Northeastern Section - 53rd Annual Meeting - 2018

Paper No. 51-9
Presentation Time: 11:00 AM

OROGENIC SUTURES IN THE ARCHEAN SUPERIOR PROVINCE, CANADA – A COUNTEREXAMPLE FROM NORTHERN QUEBEC


TREMBLAY, Alain, Sciences de la Terre et de l'atmosphère, Université du Québec à Montréal, 201 President-Kennedy Av, PO Box 8888, Montreal, QC H3C 3P8, Canada, DAOUDENE, Yannick, Ministère de l'Énergie et des Ressources naturelles, Gouvernement du Québec, Québec city, QC, RUFFET, Gilles, Geosciences Rennes, CNRS-Universite de Rennes 1, Campus de Beaulieu, Avenue Général Leclerc, Rennes Cedex, 35042, France and LECLERC, François, Ministère de l'Energie et des Ressources naturelles, Gouvernement du Québec, Val d'Or, QC

Orogenic sutures mark the consumption of oceanic lithosphere by subduction. They are underlined by major faults within collisional orogens, between terranes of contrasting geological evolution. Archean cratons consist of greenstone belts juxtaposed to deeper crustal rocks dominated by TTG’s. The greenstone belts show steep folds and localised shear zones, whereas plutonic belts display dome structures. These rocks usually preserve MT/HT-LP/MP metamorphism that varies from greenschist- to granulite-facies, from upper to lower crustal domains. The nature of Archean tectonism remains debated: were Archean processes similar to those of present-day plate tectonics? Archean greenstone belts thus recording plate convergence and subduction/collision, or was Archean tectonics different? in which case, burying and exhumation of crustal rocks can be mainly attributed to vertical tectonics.

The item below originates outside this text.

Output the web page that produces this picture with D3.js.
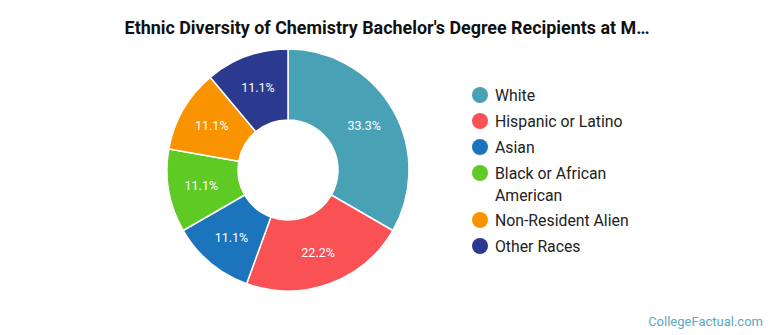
<!DOCTYPE html>
<html>
<head>
<meta charset="utf-8">
<script src="https://cdn.jsdelivr.net/npm/d3@7/dist/d3.min.js"></script>
<style>
  html, body { margin: 0; padding: 0; background: #fff; }
  svg { display: block; font-family: Roboto, "Open Sans", sans-serif; }
</style>
</head>
<body>
<svg id="chart" width="770" height="335"></svg>
<script>
// Share of chemistry bachelor's degree recipients by ethnicity (%)
const categories = ["White", "Hispanic or Latino", "Asian", "Black or African American", "Non-Resident Alien", "Other Races"];
const legendLines = [["White"], ["Hispanic or Latino"], ["Asian"], ["Black or African", "American"], ["Non-Resident Alien"], ["Other Races"]];
const shares = [33.3, 22.2, 11.1, 11.1, 11.1, 11.1];
const colors = ["#48a1b4", "#fa5155", "#1c74bd", "#60ca24", "#fa9300", "#2b3a8e"];

const svg = d3.select("#chart");

svg.append("text")
  .attr("x", 387).attr("y", 34)
  .attr("text-anchor", "middle")
  .attr("font-size", 17.9).attr("font-weight", 700)
  .attr("fill", "#111")
  .text("Ethnic Diversity of Chemistry Bachelor's Degree Recipients at M\u2026");

const cx = 288, cy = 170, rOuter = 121, rInner = 50;
const color = d3.scaleOrdinal().domain(categories).range(colors);

const pie = d3.pie().sort(null).value(d => d.v);
const arcs = pie(categories.map((c, i) => ({ c, v: shares[i] })));
const arc = d3.arc().innerRadius(rInner).outerRadius(rOuter);
const labelArc = d3.arc().innerRadius(88).outerRadius(88);

const g = svg.append("g").attr("transform", `translate(${cx},${cy})`);
g.selectAll("path").data(arcs).join("path")
  .attr("d", arc)
  .attr("fill", d => color(d.data.c))
  .attr("stroke", "#fff").attr("stroke-width", 1.5);

g.selectAll("text").data(arcs).join("text")
  .attr("transform", d => `translate(${labelArc.centroid(d)})`)
  .attr("text-anchor", "middle").attr("dy", "0.35em")
  .attr("font-size", 12.5).attr("fill", "#fff")
  .text(d => d3.format(".1f")(d.data.v) + "%");

// Legend
const legendY = [95, 121, 147, 173, 220, 246];
const lg = svg.append("g");
categories.forEach((c, i) => {
  const row = lg.append("g").attr("transform", `translate(480,${legendY[i]})`);
  row.append("circle").attr("r", 8).attr("fill", color(c));
  const t = row.append("text").attr("x", 15).attr("y", 0)
    .attr("font-size", 15.8).attr("fill", "#222");
  legendLines[i].forEach((ln, j) => {
    t.append("tspan").attr("x", 15).attr("dy", j === 0 ? "0.35em" : "1.45em").text(ln);
  });
});

svg.append("text")
  .attr("x", 763).attr("y", 326)
  .attr("text-anchor", "end")
  .attr("font-size", 13).attr("fill", "#5aa9c1")
  .text("CollegeFactual.com");
</script>
</body>
</html>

We present a structural and metamorphic study of the Abitibi Greenstone Belt (AGB) and Opatica Plutonic Belt (OPB) of the Archean Superior Province in Quebec. The AGB-OPB contact is currently interpreted as an archetype example of Archean subduction, based on a LITHOPROBE seismic profile showing a North-dipping lithospheric-scale reflector interpreted as the vestige of subduction of an AGB plate. However, our mapping indicates that the AGB overlies the OPB. Moreover, that contact does not show evidences of significant shear deformation, as expected if it is a major upper plate-lower plate boundary. Furthermore, it does not show any metamorphic break but a progressive increase of metamorphism toward the OPB, from greenschist- to amphibolite-facies. Thus, we think that the OPB exposes the deepest part of a composite AGB-OPB crustal sequence. 40Ar/39Ar ages from the study area suggest that from ~2685 Ma to ~2632 Ma, the deepest level of the AGB and underlying OPB reached amphibolite-facies conditions, and that progressive cooling was accompanied by strain localisation along strike-slip shear zones, when lateral flow of the lower crust became predominant over vertical tectonics after ~2600 Ma. Comparison with adjacent areas suggests that regional metamorphism has been coeval over a large region, which is consistent with pervasive deformation and slow cooling as expected in Archean vertical tectonic models.